The interindividual differences in CYP2D6 metabolism capacity and drug responsiveness induced by SNPs in CYP2D6 are reproduced in the PHH-iPS-HLCs. (A) SNPs (CYP2D6*3, *4, *5, *6, *7, *8, *16, and *21) in the CYP2D6 gene were analyzed. (B) The CYP2D6 activity levels in PHH-iPS-HLCs and PHHs were measured by LC-MS/MS analysis. (C) The pharmacological activity of tamoxifen-dependent conversion to its metabolite, endoxifen, by the CYP2D6. The coculture system of breast cancer cells (MCF-7 cells) and the PHH-iPS-HLCs are illustrated. (D) The cell viability of MCF-7 cells was assessed after 72-h exposure to different concentrations of tamoxifen. (E) The cell viability of MCF-7 cells, which were cocultured with PHH-WT, PHH-NUL, HLC-WT, and HLC-NUL, was assessed after 72-h exposure to 500 nM of tamoxifen in the presence or absence of 3 nM quinidine (a CYP2D6 inhibitor). (F) The cell viability of MCF-7 cells cocultured with Ad-CYP2D6-transduced PHH-NUL and HLC-NUL was examined after 72-h exposure to 500 nM of tamoxifen. (G and H) The CYP2D6 expression (G) and activity (H) levels in Ad-CYP2D6-transduced PHH-NUL and HLC-NUL were examined by Western blotting and LC-MS/MS analysis. (I) The detoxification of desipramine-dependent conversion to its conjugated form by the CYP2D6. (J) The cell viability of PHH-WT, PHH-NUL, HLC-WT, and HLC-NUL was assessed after 24-h exposure to different concentrations of desipramine. (K) The cell viability of the PHH-WT and HLC-WT was assessed after 24-h exposure to 5 μM of desipramine in the presence or absence of 5 μM of quinidine (a CYP2D6 inhibitor). (L) The cell viability of the Ad-CYP2D6-transduced PHH-NUL and HLC-NUL was examined after 24-h exposure to 5 μM of desipramine. The cell viability was expressed as a percentage of that in the cells treated with only solvent.

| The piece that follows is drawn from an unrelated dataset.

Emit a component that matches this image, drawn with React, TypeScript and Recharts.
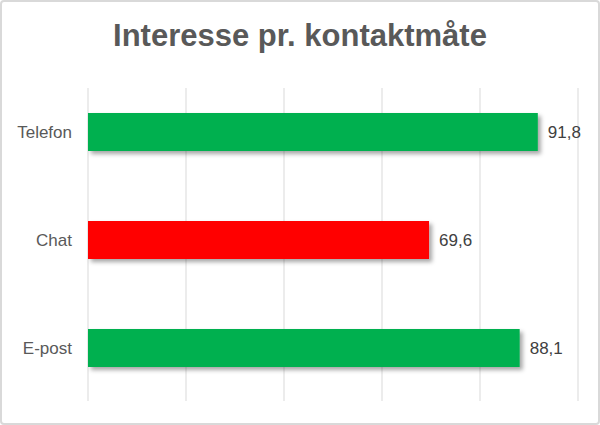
import React from 'react';
import { BarChart, Bar, XAxis, YAxis, CartesianGrid, LabelList, Cell } from 'recharts';

const categories = ['Telefon', 'Chat', 'E-post'];
const values = [91.8, 69.6, 88.1];
const barColors = ['#00B050', '#FF0000', '#00B050'];
const xTicks = [0, 20, 40, 60, 80, 100];

const data = categories.map((name, i) => ({ name, value: values[i] }));

const FONT = '"Liberation Sans", Arial, sans-serif';

// grid lines start a little below the plot top, like the original
const gridLine = (props: any) => (
  <line
    key={`grid-${props.index}`}
    x1={props.x1}
    x2={props.x2}
    y1={props.y1 + 10}
    y2={props.y2 - 1}
    stroke="#d9d9d9"
    strokeWidth={1}
  />
);

export default function App() {
  return (
    <div style={{ position: 'fixed', left: 0, top: 0, width: 600, height: 425, background: '#fff', fontFamily: FONT }}>
      <div
        style={{
          position: 'absolute',
          left: 0,
          top: 18,
          width: 600,
          textAlign: 'center',
          fontSize: 31,
          fontWeight: 'bold',
          color: '#595959',
        }}
      >
        Interesse pr. kontaktmåte
      </div>
      <div style={{ position: 'absolute', left: 0, top: 0 }}>
        <BarChart
          width={600}
          height={425}
          data={data}
          layout="vertical"
          margin={{ top: 78, right: 22, bottom: 23, left: 0 }}
          barSize={38}
        >
          <defs>
            <filter id="barShadow" x="-5%" y="-20%" width="115%" height="160%">
              <feDropShadow dx={3} dy={3} stdDeviation={2} floodColor="#000" floodOpacity={0.35} />
            </filter>
          </defs>
          <CartesianGrid horizontal={false} vertical={gridLine} />
          <XAxis type="number" domain={[0, 100]} ticks={xTicks} hide />
          <YAxis
            type="category"
            dataKey="name"
            width={88}
            axisLine={false}
            tickLine={false}
            tickMargin={10}
            tick={{ fill: '#595959', fontSize: 17, fontFamily: FONT }}
          />
          <Bar dataKey="value" isAnimationActive={false} filter="url(#barShadow)">
            {data.map((d, i) => (
              <Cell key={d.name} fill={barColors[i]} />
            ))}
            <LabelList
              dataKey="value"
              position="right"
              offset={10}
              fill="#404040"
              fontSize={17}
              fontFamily={FONT}
              formatter={(v: any) => Number(v).toFixed(1).replace('.', ',')}
            />
          </Bar>
        </BarChart>
      </div>
      <div
        style={{
          position: 'absolute',
          left: 0,
          top: 0,
          width: 600,
          height: 425,
          boxSizing: 'border-box',
          border: '2px solid #d9d9d9',
          borderRadius: 4,
          pointerEvents: 'none',
        }}
      />
    </div>
  );
}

Data represent the mean ± SD from three independent experiments. In E and K, Student t test indicated that the cell viability in the “control” was significantly higher than that in the “quinidine” group (P < 0.01). In F, H, and L, statistical significance was evaluated by ANOVA followed by Bonferroni post hoc tests to compare all groups. Groups that do not share the same letter are significantly different from each other (P < 0.05).